EXERCISE REQUIREMENTS = Each line of the material must be repeated precisely, with the pictures left out.

——————————

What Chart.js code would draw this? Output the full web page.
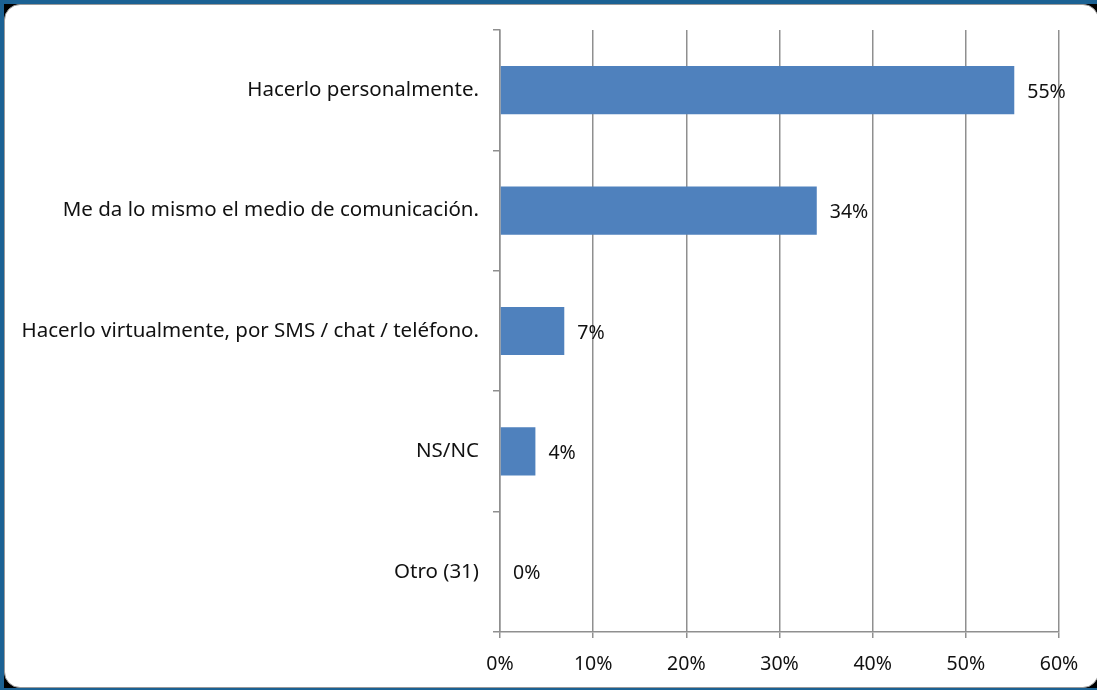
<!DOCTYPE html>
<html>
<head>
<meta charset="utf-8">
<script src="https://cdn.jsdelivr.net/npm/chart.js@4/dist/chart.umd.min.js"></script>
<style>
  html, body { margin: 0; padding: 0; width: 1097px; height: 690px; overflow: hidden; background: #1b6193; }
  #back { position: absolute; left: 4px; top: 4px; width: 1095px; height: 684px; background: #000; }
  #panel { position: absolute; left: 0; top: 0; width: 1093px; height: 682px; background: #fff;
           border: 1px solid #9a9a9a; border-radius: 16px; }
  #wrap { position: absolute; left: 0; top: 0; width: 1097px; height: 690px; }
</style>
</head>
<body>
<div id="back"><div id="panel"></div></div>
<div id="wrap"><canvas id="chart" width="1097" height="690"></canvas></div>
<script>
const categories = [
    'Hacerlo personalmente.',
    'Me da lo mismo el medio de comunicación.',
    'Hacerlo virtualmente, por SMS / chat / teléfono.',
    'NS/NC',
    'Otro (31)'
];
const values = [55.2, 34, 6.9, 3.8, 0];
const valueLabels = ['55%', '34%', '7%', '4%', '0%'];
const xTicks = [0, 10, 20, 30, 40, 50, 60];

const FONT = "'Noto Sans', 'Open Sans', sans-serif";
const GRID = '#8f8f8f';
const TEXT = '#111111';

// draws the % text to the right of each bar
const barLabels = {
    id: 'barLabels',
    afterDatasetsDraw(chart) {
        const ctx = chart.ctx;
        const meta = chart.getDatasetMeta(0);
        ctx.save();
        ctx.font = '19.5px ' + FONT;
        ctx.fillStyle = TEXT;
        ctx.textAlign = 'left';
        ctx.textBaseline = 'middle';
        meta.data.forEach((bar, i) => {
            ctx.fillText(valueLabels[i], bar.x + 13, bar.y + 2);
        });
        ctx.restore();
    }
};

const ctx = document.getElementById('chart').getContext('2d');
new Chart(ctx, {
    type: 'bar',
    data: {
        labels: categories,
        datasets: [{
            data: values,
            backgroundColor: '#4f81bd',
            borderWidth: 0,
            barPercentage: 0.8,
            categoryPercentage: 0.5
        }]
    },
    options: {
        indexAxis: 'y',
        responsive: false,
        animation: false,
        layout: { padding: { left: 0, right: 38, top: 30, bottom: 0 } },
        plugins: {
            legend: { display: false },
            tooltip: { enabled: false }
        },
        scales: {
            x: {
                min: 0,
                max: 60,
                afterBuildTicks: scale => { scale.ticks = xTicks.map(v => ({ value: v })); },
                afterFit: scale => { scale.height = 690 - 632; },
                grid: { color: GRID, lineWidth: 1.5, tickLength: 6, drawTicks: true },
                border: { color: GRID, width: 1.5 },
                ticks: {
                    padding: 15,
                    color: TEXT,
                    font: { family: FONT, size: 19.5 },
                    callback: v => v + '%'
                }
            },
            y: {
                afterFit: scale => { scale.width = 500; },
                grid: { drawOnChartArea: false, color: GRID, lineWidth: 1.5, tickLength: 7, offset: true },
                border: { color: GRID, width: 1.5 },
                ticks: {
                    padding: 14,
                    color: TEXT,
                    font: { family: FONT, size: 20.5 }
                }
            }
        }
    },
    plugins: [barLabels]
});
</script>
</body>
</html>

——————————

TASK OUTPUT =
What Chart.js code would draw this? Output the full web page.
<!DOCTYPE html>
<html>
<head>
<meta charset="utf-8">
<script src="https://cdn.jsdelivr.net/npm/chart.js@4/dist/chart.umd.min.js"></script>
<style>
  html, body { margin: 0; padding: 0; width: 1097px; height: 690px; overflow: hidden; background: #1b6193; }
  #back { position: absolute; left: 4px; top: 4px; width: 1095px; height: 684px; background: #000; }
  #panel { position: absolute; left: 0; top: 0; width: 1093px; height: 682px; background: #fff;
           border: 1px solid #9a9a9a; border-radius: 16px; }
  #wrap { position: absolute; left: 0; top: 0; width: 1097px; height: 690px; }
</style>
</head>
<body>
<div id="back"><div id="panel"></div></div>
<div id="wrap"><canvas id="chart" width="1097" height="690"></canvas></div>
<script>
const categories = [
    'Hacerlo personalmente.',
    'Me da lo mismo el medio de comunicación.',
    'Hacerlo virtualmente, por SMS / chat / teléfono.',
    'NS/NC',
    'Otro (31)'
];
const values = [55.2, 34, 6.9, 3.8, 0];
const valueLabels = ['55%', '34%', '7%', '4%', '0%'];
const xTicks = [0, 10, 20, 30, 40, 50, 60];

const FONT = "'Noto Sans', 'Open Sans', sans-serif";
const GRID = '#8f8f8f';
const TEXT = '#111111';

// draws the % text to the right of each bar
const barLabels = {
    id: 'barLabels',
    afterDatasetsDraw(chart) {
        const ctx = chart.ctx;
        const meta = chart.getDatasetMeta(0);
        ctx.save();
        ctx.font = '19.5px ' + FONT;
        ctx.fillStyle = TEXT;
        ctx.textAlign = 'left';
        ctx.textBaseline = 'middle';
        meta.data.forEach((bar, i) => {
            ctx.fillText(valueLabels[i], bar.x + 13, bar.y + 2);
        });
        ctx.restore();
    }
};

const ctx = document.getElementById('chart').getContext('2d');
new Chart(ctx, {
    type: 'bar',
    data: {
        labels: categories,
        datasets: [{
            data: values,
            backgroundColor: '#4f81bd',
            borderWidth: 0,
            barPercentage: 0.8,
            categoryPercentage: 0.5
        }]
    },
    options: {
        indexAxis: 'y',
        responsive: false,
        animation: false,
        layout: { padding: { left: 0, right: 38, top: 30, bottom: 0 } },
        plugins: {
            legend: { display: false },
            tooltip: { enabled: false }
        },
        scales: {
            x: {
                min: 0,
                max: 60,
                afterBuildTicks: scale => { scale.ticks = xTicks.map(v => ({ value: v })); },
                afterFit: scale => { scale.height = 690 - 632; },
                grid: { color: GRID, lineWidth: 1.5, tickLength: 6, drawTicks: true },
                border: { color: GRID, width: 1.5 },
                ticks: {
                    padding: 15,
                    color: TEXT,
                    font: { family: FONT, size: 19.5 },
                    callback: v => v + '%'
                }
            },
            y: {
                afterFit: scale => { scale.width = 500; },
                grid: { drawOnChartArea: false, color: GRID, lineWidth: 1.5, tickLength: 7, offset: true },
                border: { color: GRID, width: 1.5 },
                ticks: {
                    padding: 14,
                    color: TEXT,
                    font: { family: FONT, size: 20.5 }
                }
            }
        }
    },
    plugins: [barLabels]
});
</script>
</body>
</html>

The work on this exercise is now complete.